“With my ambivalent feelings about school, if anyone would have told me that I would become a school teacher, I wouldn’t have believed it. I didn’t care for school. To begin with, my older sister, Millie, was the studious one among us children, whereas my brother, David, and I were content to receive average grades. I did not like history or geography, but I did enjoy my classmates! Interestingly enough, as an adult, I enjoyed teaching geography and at home I constantly pulled out maps.” Anna Bortel Church
School as an Inconvenience
At age five, Anna Bortel’s parents enrolled her in kindergarten on the campus of Bowling Green Normal school, a teacher-training school, now known as Bowling Green State University. Every afternoon, there was naptime on sundry colored pieces of carpet. “Why do we have to rest when we’re not tired?” She wondered.

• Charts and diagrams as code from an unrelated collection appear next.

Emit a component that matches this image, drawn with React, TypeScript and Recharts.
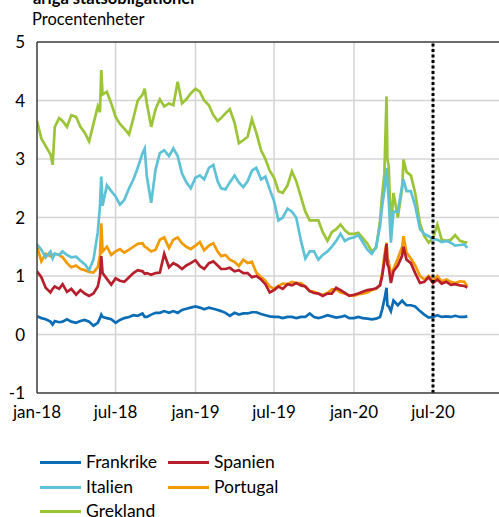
import React from 'react';
import { LineChart, Line, XAxis, YAxis, CartesianGrid, ReferenceLine } from 'recharts';

const dates = [
  // 2018
  '2018-01-01', '2018-01-11', '2018-01-21', '2018-02-01', '2018-02-06', '2018-02-11', '2018-02-21',
  '2018-03-01', '2018-03-11', '2018-03-21', '2018-04-01', '2018-04-11', '2018-04-21',
  '2018-05-01', '2018-05-11', '2018-05-21', '2018-05-26', '2018-05-29', '2018-06-01', '2018-06-11', '2018-06-21',
  '2018-07-01', '2018-07-11', '2018-07-21', '2018-08-01', '2018-08-11', '2018-08-21',
  '2018-09-01', '2018-09-06', '2018-09-11', '2018-09-21', '2018-10-01', '2018-10-11', '2018-10-21',
  '2018-11-01', '2018-11-11', '2018-11-21', '2018-12-01', '2018-12-11', '2018-12-21',
  // 2019
  '2019-01-01', '2019-01-11', '2019-01-21', '2019-02-01', '2019-02-11', '2019-02-21',
  '2019-03-01', '2019-03-11', '2019-03-21', '2019-04-01', '2019-04-11', '2019-04-21',
  '2019-05-01', '2019-05-11', '2019-05-21', '2019-06-01', '2019-06-11', '2019-06-21',
  '2019-07-01', '2019-07-11', '2019-07-21', '2019-08-01', '2019-08-11', '2019-08-21',
  '2019-09-01', '2019-09-11', '2019-09-21', '2019-10-01', '2019-10-11', '2019-10-21',
  '2019-11-01', '2019-11-11', '2019-11-21', '2019-12-01', '2019-12-11', '2019-12-21',
  // 2020
  '2020-01-01', '2020-01-11', '2020-01-21', '2020-02-01', '2020-02-11', '2020-02-21',
  '2020-03-01', '2020-03-06', '2020-03-11', '2020-03-16', '2020-03-18', '2020-03-21', '2020-03-26',
  '2020-04-01', '2020-04-11', '2020-04-21', '2020-04-24', '2020-05-01', '2020-05-11', '2020-05-21',
  '2020-06-01', '2020-06-11', '2020-06-21', '2020-07-01', '2020-07-11', '2020-07-21',
  '2020-08-01', '2020-08-11', '2020-08-21', '2020-09-01', '2020-09-11', '2020-09-18',
];

const frankrike = [
  0.31, 0.28, 0.26, 0.22, 0.17, 0.23, 0.21,
  0.22, 0.26, 0.22, 0.2, 0.23, 0.25,
  0.22, 0.15, 0.2, 0.28, 0.34, 0.3, 0.28, 0.26,
  0.2, 0.25, 0.28, 0.3, 0.33, 0.32,
  0.36, 0.3, 0.3, 0.34, 0.37, 0.37, 0.4,
  0.37, 0.4, 0.37, 0.42, 0.44, 0.46,
  0.48, 0.46, 0.43, 0.46, 0.44, 0.42,
  0.4, 0.37, 0.32, 0.37, 0.34, 0.36,
  0.36, 0.38, 0.38, 0.35, 0.33, 0.31,
  0.3, 0.3, 0.28, 0.3, 0.3, 0.28,
  0.3, 0.3, 0.36, 0.3, 0.28, 0.3,
  0.33, 0.31, 0.29, 0.3, 0.32, 0.28,
  0.28, 0.3, 0.28, 0.27, 0.26, 0.27,
  0.3, 0.43, 0.6, 0.8, 0.5, 0.48, 0.4,
  0.58, 0.5, 0.58, 0.55, 0.5, 0.5, 0.48,
  0.4, 0.34, 0.29, 0.3, 0.33, 0.3,
  0.31, 0.3, 0.32, 0.3, 0.3, 0.31,
];

const spanien = [
  1.08, 0.98, 0.8, 0.72, 0.78, 0.82, 0.78,
  0.86, 0.73, 0.78, 0.68, 0.76, 0.7,
  0.66, 0.7, 0.82, 1.0, 1.34, 1.05, 0.95, 0.85,
  0.96, 0.92, 0.9, 0.98, 1.05, 1.1,
  1.08, 1.04, 1.05, 1.02, 1.05, 1.06, 1.38,
  1.15, 1.22, 1.18, 1.12, 1.18, 1.22,
  1.27, 1.17, 1.12, 1.22, 1.25, 1.18,
  1.12, 1.12, 1.14, 1.08, 1.1, 1.05,
  1.05, 0.98, 1.0, 0.94, 0.86, 0.72,
  0.76, 0.82, 0.78, 0.86, 0.84, 0.88,
  0.84, 0.82, 0.74, 0.71, 0.7, 0.66,
  0.7, 0.7, 0.8, 0.76, 0.71, 0.66,
  0.68, 0.7, 0.73, 0.76, 0.77, 0.79,
  0.84, 1.0, 1.25, 1.55, 1.2, 1.15, 0.88,
  1.08, 1.18, 1.35, 1.5, 1.28, 1.22, 1.05,
  0.88, 0.9, 0.98, 0.88, 0.94, 0.87,
  0.9, 0.85, 0.86, 0.84, 0.83, 0.8,
];

const italien = [
  1.54, 1.45, 1.32, 1.42, 1.3, 1.38, 1.36,
  1.42, 1.36, 1.32, 1.33, 1.26, 1.2,
  1.1, 1.28, 1.75, 2.2, 2.7, 2.2, 2.55, 2.45,
  2.36, 2.22, 2.3, 2.5, 2.65, 2.85,
  3.1, 3.18, 2.7, 2.25, 2.82, 3.1, 3.15,
  3.05, 3.18, 3.05, 2.75, 2.6, 2.5,
  2.68, 2.72, 2.65, 2.85, 2.9, 2.62,
  2.5, 2.48, 2.6, 2.72, 2.6, 2.52,
  2.62, 2.8, 2.85, 2.65, 2.7, 2.48,
  2.28, 1.95, 2.0, 2.15, 2.1, 2.0,
  1.6, 1.3, 1.42, 1.42, 1.28, 1.36,
  1.42, 1.5, 1.6, 1.72, 1.6, 1.64,
  1.66, 1.7, 1.58, 1.45, 1.38, 1.5,
  1.85, 2.2, 2.45, 2.85, 2.6, 2.3, 1.57,
  2.1, 2.1, 2.55, 2.65, 2.45, 2.45, 2.2,
  1.8, 1.72, 1.68, 1.63, 1.62, 1.58,
  1.6, 1.57, 1.52, 1.53, 1.54, 1.48,
];

const portugal = [
  1.51, 1.25, 1.38, 1.34, 1.36, 1.38, 1.36,
  1.32, 1.22, 1.15, 1.18, 1.12, 1.1,
  1.07, 1.06, 1.15, 1.35, 1.9, 1.42, 1.5, 1.36,
  1.42, 1.46, 1.4, 1.45, 1.5, 1.55,
  1.56, 1.5, 1.48, 1.42, 1.45, 1.62, 1.66,
  1.48, 1.62, 1.66, 1.56, 1.5, 1.46,
  1.52, 1.58, 1.44, 1.52, 1.56, 1.42,
  1.34, 1.36, 1.28, 1.24, 1.17, 1.28,
  1.22, 1.24, 1.06, 0.98, 0.92, 0.82,
  0.78, 0.83, 0.87, 0.86, 0.9, 0.88,
  0.88, 0.82, 0.74, 0.73, 0.7, 0.68,
  0.71, 0.77, 0.77, 0.72, 0.7, 0.67,
  0.66, 0.69, 0.7, 0.72, 0.76, 0.78,
  0.85, 1.05, 1.35, 1.57, 1.3, 1.25, 1.0,
  1.12, 1.3, 1.5, 1.68, 1.4, 1.3, 1.18,
  1.0, 0.94, 1.0, 0.92, 1.0, 0.91,
  0.94, 0.9, 0.88, 0.91, 0.9, 0.83,
];

const grekland = [
  3.65, 3.35, 3.22, 3.08, 2.9, 3.55, 3.7,
  3.65, 3.55, 3.75, 3.72, 3.55, 3.45,
  3.3, 3.6, 3.9, 3.8, 4.52, 4.1, 4.15, 3.95,
  3.72, 3.6, 3.52, 3.42, 3.7, 4.0,
  4.1, 4.2, 3.95, 3.55, 3.85, 4.02, 3.9,
  3.95, 3.92, 4.32, 3.95, 4.02, 4.12,
  4.2, 4.15, 4.0, 3.92, 3.75, 3.65,
  3.7, 3.78, 3.85, 3.62, 3.27, 3.32,
  3.38, 3.68, 3.45, 3.15, 3.0, 2.8,
  2.68, 2.45, 2.42, 2.55, 2.79, 2.62,
  2.35, 2.1, 1.95, 1.95, 1.95, 1.75,
  1.6, 1.75, 1.8, 1.88, 1.78, 1.72,
  1.72, 1.74, 1.65, 1.55, 1.42, 1.48,
  1.95, 2.4, 2.75, 4.07, 3.0, 2.88, 1.8,
  2.42, 2.0, 2.5, 2.99, 2.78, 2.72, 2.42,
  1.9, 1.68, 1.57, 1.65, 1.88, 1.62,
  1.6, 1.62, 1.7, 1.6, 1.58, 1.57,
];

const xTickDates = ['2018-01-01', '2018-07-01', '2019-01-01', '2019-07-01', '2020-01-01', '2020-07-01'];
const xTickLabels = ['jan-18', 'jul-18', 'jan-19', 'jul-19', 'jan-20', 'jul-20'];
const yTicks = [-1, 0, 1, 2, 3, 4, 5];
const xDomainDates = ['2018-01-01', '2020-11-30'];
const markerDate = '2020-07-01';

const seriesColors: Record<string, string> = {
  Frankrike: '#0a6db6',
  Spanien: '#b71f2d',
  Italien: '#5ec2d6',
  Portugal: '#f39a00',
  Grekland: '#9cc437',
};

const BASE = Date.UTC(2018, 0, 1);
const toDay = (s: string) => (Date.parse(s) - BASE) / 86400000;

const data = dates.map((d, i) => ({
  t: toDay(d),
  Frankrike: frankrike[i],
  Spanien: spanien[i],
  Italien: italien[i],
  Portugal: portugal[i],
  Grekland: grekland[i],
}));

const xTicks = xTickDates.map(toDay);
const labelFor = (v: number) => {
  const idx = xTicks.indexOf(v);
  return idx >= 0 ? xTickLabels[idx] : '';
};

const FONT = 'Lato, "Noto Sans", sans-serif';
const drawOrder = ['Grekland', 'Portugal', 'Italien', 'Spanien', 'Frankrike'];

const legendRows = [
  [{ name: 'Frankrike', x: 40 }, { name: 'Spanien', x: 168 }],
  [{ name: 'Italien', x: 40 }, { name: 'Portugal', x: 168 }],
  [{ name: 'Grekland', x: 40 }],
];
const legendRowY = [462, 487, 511];

export default function App() {
  return (
    <div style={{ position: 'absolute', left: 0, top: 0, width: 499, height: 517, overflow: 'hidden', background: '#fff', fontFamily: FONT }}>
      <div style={{ position: 'absolute', left: 33, top: -12, fontSize: 16.5, fontWeight: 700, lineHeight: '20px', whiteSpace: 'nowrap', color: '#000' }}>
        åriga statsobligationer
      </div>
      <div style={{ position: 'absolute', left: 32, top: 9, fontSize: 16.5, lineHeight: '20px', whiteSpace: 'nowrap', color: '#000' }}>
        Procentenheter
      </div>
      <div style={{ position: 'absolute', left: 0, top: 0 }}>
        <LineChart width={499} height={517} data={data} margin={{ top: 42, right: 0, bottom: 94, left: 0 }}>
          <CartesianGrid stroke="#d4d4d4" strokeWidth={1.5} horizontalValues={[0, 1, 2, 3, 4]} verticalValues={xTicks.slice(1)} />
          <XAxis
            type="number"
            dataKey="t"
            domain={xDomainDates.map(toDay)}
            ticks={xTicks}
            tickFormatter={labelFor}
            interval={0}
            height={30}
            tickSize={0}
            tickMargin={13}
            tickLine={false}
            axisLine={{ stroke: '#3a3a3a', strokeWidth: 1.5 }}
            tick={{ fontSize: 17, fill: '#000', fontFamily: FONT }}
            allowDataOverflow
          />
          <YAxis
            type="number"
            domain={[-1, 5]}
            ticks={yTicks}
            interval={0}
            width={37}
            tickSize={0}
            tickMargin={12}
            tickLine={false}
            axisLine={{ stroke: '#3a3a3a', strokeWidth: 1.5 }}
            tick={{ fontSize: 17, fill: '#000', fontFamily: FONT }}
          />
          <ReferenceLine y={5} stroke="#3a3a3a" strokeWidth={1.5} />
          {drawOrder.map((name) => (
            <Line
              key={name}
              type="linear"
              dataKey={name}
              stroke={seriesColors[name]}
              strokeWidth={2.7}
              dot={false}
              isAnimationActive={false}
            />
          ))}
          <ReferenceLine x={toDay(markerDate)} stroke="#000" strokeWidth={3} strokeDasharray="3 2.5" />
        </LineChart>
      </div>
      {legendRows.map((row, r) =>
        row.map((item) => (
          <div key={item.name} style={{ position: 'absolute', left: item.x, top: legendRowY[r] - 10, height: 20, display: 'flex', alignItems: 'center', whiteSpace: 'nowrap' }}>
            <div style={{ width: 41, height: 3, background: seriesColors[item.name] }} />
            <span style={{ marginLeft: 5, fontSize: 17.5, color: '#000', lineHeight: '20px' }}>{item.name}</span>
          </div>
        ))
      )}
    </div>
  );
}
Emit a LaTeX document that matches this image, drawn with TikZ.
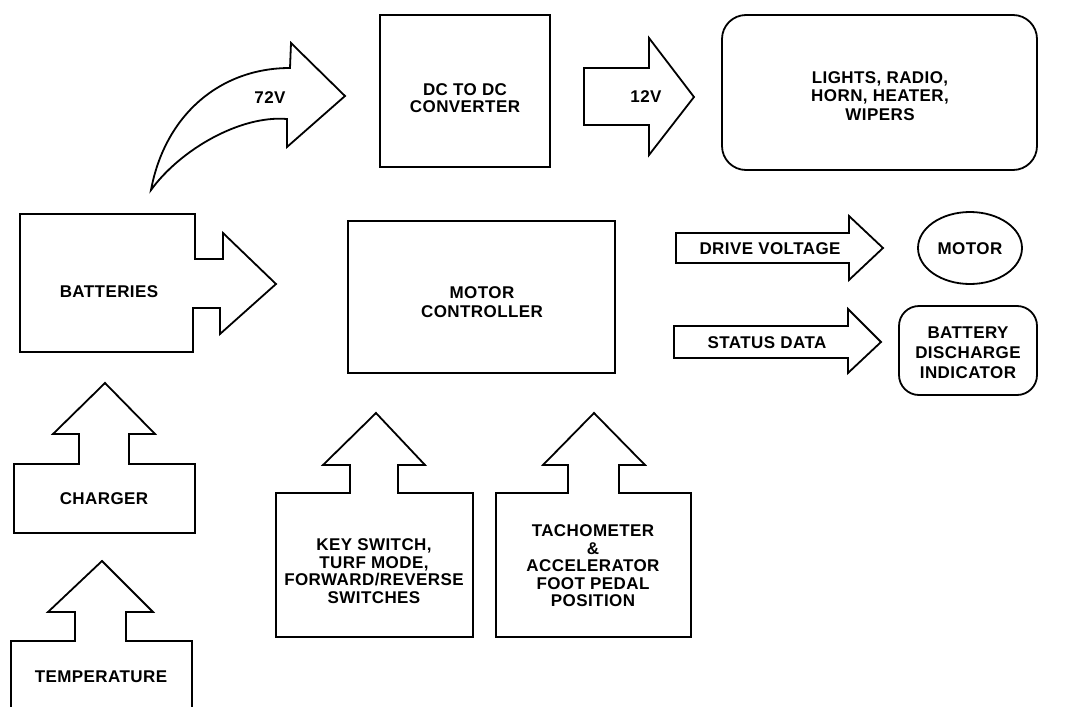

Lying still was inconvenient when a myriad of other possibilities existed. Her eyes would run around the room as she waited for the slow clock hands to make twenty minutes pass. Then one day, she found a distraction: a silhouette. Jimmy, a rotund boy lay flat on his back with his legs outstretched. Sunlight streamed in from the windows and accentuated his high, round stomach. For the longest time, the mound remained absolutely still. Then he coughed. The shape heaved up and down, and the legs made sharp jumps. Time went by more quickly as she anticipated his next move.
School as a Tragedy
Anna frequently raised her hand when the teacher asked for a volunteer. One day this resulted in tragedy. It was her turn to clean the fish bowl that held a school of guppies, swimming merrily around in circles. Another student and Anna carefully carried the bowl to a dimly lit basement room. Brooms, mops, and cleaning supplies stood at their sides as they made their way towards a deep sink. Tipping the bowl on its side, they conscientiously held their hands over the lip as the water slowly flowed through their fingers.
When they refilled the bowl, Anna suddenly noticed in horror and exclaimed to my classmate, “There are only three fish left! What happened to the others?”
Sadly, they trudged back to the classroom. “What will we tell teacher?” Anna whispered. Tears filled her eyes. She felt sure she could never be trusted again.
Embarrassing Information Learned at School
One day when the Bortel family had guests for a noon meal, Anna seized the opportunity to share what she thought was a wonderful rhyme that a schoolmate had taught her. She proceeded to repeat,
Mary had an alarm clock
She swallowed it one day.
Now she’s taking castor oil
To pass the time away.
Grinning in delight, she looked around the table. No one laughed. Her parents looked down at the napkins on their laps, although muffled chuckles slipped out from their down-turned faces. Anna sensed something was wrong. Later, when they explained the purpose of taking castor oil, she understood her blunder.
School and Bullies
Although Anna rode the school bus with David, and at times had stood behind him when fearful, she soon tackled life’s provocations on her own. For a number of days, she found herself confronted by Harry, a plump red-haired boy. Continuous wooden benches, worn smooth and shiny by years of transporting children, ran around the perimeter of the bus. Harry deliberately seated himself at the opposite end of the bench seat from where Anna always sat. Each school day, the scenario was the same. Harry smirked at Anna and gathered up all the force of his stout body. Planting his feet firmly on the floor and pushing off from the bench’s end, he would come blasting towards her. She braced herself, turned her back, and clung to the seat, hoping her fingers wouldn’t get stuck in the gum, commonly disposed of beneath it. Chortling, he would slam into Anna, pushing her toward the front of the bus.
At breakfast one morning, Anna told herself that this would be the last day for such humiliation. When Harry climbed onto the bus, she glared at him. He smirked. She prepared herself as he launched himself towards her. The human cannon ball gained speed. Anna’s heart throbbed in her ears. After the impact, Anna jumped up, grabbed his stringy red hair with one hand and pounded on his head with the other. His freckled face contorted in surprise. He winced. Anna turned red and breathless. When she finally released her grip, he meekly retreated to his spot near the back of the bus. Anna never had trouble with him again.
For years, Anna did have trouble with a guilty conscience for giving him such a beating, even though her take-charge spirit would come in handy when she beat on uncooperative oil stove fuel lines as a school teacher in Alaska.